▶ _What the task asks_
Starting at the first line of the data below, retype every line up to and including the one containing "from bokeh.resources import INLINE".

▶ _Source excerpt_

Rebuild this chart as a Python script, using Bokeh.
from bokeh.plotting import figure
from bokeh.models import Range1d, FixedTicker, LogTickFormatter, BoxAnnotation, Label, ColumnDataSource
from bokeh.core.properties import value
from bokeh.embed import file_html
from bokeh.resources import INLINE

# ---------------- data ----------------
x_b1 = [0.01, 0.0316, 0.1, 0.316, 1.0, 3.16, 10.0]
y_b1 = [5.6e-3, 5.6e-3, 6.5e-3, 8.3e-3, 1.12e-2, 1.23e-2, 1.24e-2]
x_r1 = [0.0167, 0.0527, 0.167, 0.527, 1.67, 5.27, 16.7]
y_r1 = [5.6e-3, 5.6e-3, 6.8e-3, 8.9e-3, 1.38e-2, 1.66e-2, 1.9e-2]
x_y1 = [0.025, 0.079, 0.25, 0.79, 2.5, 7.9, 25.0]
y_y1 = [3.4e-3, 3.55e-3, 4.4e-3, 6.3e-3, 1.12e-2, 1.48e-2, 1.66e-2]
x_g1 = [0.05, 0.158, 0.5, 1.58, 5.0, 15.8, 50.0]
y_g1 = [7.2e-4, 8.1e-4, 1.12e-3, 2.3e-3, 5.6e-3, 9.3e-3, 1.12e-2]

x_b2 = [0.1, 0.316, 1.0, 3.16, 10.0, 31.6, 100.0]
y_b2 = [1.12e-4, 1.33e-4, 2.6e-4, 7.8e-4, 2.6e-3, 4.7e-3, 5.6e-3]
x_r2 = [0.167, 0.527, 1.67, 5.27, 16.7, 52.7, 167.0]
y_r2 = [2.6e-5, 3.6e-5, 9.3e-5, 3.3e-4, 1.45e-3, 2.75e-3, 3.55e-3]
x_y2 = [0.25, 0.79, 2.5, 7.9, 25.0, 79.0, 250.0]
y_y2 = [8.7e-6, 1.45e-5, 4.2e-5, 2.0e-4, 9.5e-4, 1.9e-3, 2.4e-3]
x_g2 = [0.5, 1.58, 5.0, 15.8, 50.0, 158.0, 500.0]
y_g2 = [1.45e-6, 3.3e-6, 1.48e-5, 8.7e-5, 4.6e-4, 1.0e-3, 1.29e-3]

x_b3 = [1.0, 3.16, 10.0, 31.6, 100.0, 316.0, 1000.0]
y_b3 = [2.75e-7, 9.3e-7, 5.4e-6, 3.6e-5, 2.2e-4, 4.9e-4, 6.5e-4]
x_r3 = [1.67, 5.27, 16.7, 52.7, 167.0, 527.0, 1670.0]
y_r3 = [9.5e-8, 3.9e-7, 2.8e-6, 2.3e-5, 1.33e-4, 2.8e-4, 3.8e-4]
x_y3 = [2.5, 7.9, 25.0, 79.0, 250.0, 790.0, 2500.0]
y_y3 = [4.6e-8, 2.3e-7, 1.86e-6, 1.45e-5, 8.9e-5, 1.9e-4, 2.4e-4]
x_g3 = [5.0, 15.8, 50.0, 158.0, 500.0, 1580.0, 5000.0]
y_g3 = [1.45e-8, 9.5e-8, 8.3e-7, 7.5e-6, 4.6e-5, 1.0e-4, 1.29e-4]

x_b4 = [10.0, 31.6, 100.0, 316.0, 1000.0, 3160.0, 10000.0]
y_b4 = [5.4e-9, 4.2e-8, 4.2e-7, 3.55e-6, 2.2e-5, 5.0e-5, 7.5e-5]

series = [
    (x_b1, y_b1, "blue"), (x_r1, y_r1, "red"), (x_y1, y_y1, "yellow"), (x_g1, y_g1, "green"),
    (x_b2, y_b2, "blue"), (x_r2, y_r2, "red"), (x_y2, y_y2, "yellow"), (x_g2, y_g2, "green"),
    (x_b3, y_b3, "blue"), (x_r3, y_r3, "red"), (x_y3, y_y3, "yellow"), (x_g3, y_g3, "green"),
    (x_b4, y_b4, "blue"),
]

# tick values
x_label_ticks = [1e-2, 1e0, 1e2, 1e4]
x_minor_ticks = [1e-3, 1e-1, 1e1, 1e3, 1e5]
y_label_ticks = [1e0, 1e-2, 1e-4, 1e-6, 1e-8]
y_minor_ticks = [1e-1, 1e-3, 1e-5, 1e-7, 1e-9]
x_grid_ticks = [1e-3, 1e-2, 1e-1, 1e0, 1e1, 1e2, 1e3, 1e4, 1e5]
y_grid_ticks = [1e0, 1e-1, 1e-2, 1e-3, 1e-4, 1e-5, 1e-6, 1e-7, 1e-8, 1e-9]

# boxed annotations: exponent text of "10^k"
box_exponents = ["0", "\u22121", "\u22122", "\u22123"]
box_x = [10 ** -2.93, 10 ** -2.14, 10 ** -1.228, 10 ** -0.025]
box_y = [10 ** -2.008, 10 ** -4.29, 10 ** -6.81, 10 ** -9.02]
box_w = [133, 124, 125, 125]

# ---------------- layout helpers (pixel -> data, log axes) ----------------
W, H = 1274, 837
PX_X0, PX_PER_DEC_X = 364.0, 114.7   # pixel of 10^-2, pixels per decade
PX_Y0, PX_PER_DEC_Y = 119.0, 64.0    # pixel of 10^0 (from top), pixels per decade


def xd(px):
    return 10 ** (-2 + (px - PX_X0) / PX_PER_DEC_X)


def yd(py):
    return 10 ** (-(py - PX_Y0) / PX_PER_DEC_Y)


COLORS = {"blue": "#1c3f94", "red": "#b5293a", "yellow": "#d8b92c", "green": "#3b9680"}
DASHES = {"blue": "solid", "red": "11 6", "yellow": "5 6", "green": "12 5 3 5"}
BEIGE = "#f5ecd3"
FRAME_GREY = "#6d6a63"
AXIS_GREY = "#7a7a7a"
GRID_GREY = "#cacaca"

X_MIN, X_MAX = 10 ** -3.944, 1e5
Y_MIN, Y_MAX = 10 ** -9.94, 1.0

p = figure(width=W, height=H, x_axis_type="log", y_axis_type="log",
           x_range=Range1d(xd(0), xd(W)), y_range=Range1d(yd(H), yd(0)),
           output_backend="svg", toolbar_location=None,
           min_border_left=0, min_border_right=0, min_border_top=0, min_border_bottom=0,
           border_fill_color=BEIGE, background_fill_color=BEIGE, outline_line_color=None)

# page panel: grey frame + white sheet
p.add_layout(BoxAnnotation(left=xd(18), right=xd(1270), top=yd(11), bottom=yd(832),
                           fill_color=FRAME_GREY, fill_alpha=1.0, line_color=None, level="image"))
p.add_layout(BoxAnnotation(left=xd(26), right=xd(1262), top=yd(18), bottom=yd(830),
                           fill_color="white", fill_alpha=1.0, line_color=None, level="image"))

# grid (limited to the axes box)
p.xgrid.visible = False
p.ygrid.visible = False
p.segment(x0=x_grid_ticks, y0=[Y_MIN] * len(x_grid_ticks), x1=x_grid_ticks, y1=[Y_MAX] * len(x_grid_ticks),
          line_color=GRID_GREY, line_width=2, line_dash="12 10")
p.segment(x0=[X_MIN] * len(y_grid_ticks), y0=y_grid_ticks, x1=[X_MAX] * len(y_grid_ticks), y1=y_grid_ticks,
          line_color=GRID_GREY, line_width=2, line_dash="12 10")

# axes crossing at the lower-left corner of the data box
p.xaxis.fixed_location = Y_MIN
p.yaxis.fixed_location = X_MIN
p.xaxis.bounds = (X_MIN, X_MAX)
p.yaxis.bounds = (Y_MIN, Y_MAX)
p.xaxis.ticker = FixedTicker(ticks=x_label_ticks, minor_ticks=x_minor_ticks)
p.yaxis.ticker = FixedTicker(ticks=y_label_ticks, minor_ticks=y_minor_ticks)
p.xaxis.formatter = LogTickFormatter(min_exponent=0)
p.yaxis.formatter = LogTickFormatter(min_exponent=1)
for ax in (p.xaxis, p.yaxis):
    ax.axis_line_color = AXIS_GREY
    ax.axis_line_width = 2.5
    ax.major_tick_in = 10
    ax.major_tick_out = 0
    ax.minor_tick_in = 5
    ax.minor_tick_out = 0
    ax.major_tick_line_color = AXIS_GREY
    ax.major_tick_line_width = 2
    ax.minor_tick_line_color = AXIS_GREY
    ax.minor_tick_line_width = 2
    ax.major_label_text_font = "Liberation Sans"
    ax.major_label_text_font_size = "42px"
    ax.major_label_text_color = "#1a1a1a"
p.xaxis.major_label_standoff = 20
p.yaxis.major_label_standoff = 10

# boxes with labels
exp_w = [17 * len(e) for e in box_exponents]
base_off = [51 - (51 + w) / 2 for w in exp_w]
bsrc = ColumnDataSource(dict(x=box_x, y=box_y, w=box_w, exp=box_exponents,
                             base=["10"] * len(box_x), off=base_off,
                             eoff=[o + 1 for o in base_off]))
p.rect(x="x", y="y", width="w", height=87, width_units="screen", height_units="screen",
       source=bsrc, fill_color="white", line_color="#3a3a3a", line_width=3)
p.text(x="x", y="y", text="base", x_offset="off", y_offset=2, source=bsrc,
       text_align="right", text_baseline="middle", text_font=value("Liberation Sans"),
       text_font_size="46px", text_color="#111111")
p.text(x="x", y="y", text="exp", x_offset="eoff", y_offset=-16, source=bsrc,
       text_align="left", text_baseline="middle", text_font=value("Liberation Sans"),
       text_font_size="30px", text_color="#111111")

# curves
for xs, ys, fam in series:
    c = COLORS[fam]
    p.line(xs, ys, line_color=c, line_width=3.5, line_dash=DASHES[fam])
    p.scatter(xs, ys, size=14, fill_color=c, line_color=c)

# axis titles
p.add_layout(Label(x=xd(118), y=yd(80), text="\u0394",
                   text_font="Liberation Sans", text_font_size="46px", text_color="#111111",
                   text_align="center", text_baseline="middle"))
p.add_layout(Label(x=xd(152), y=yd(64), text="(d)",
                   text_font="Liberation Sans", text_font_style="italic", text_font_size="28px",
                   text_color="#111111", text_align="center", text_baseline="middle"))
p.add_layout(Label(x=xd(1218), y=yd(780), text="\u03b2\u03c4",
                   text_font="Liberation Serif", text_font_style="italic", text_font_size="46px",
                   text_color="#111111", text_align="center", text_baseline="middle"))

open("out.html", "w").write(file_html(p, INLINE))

▶ _Result_
Rebuild this chart as a Python script, using Bokeh.
from bokeh.plotting import figure
from bokeh.models import Range1d, FixedTicker, LogTickFormatter, BoxAnnotation, Label, ColumnDataSource
from bokeh.core.properties import value
from bokeh.embed import file_html
from bokeh.resources import INLINE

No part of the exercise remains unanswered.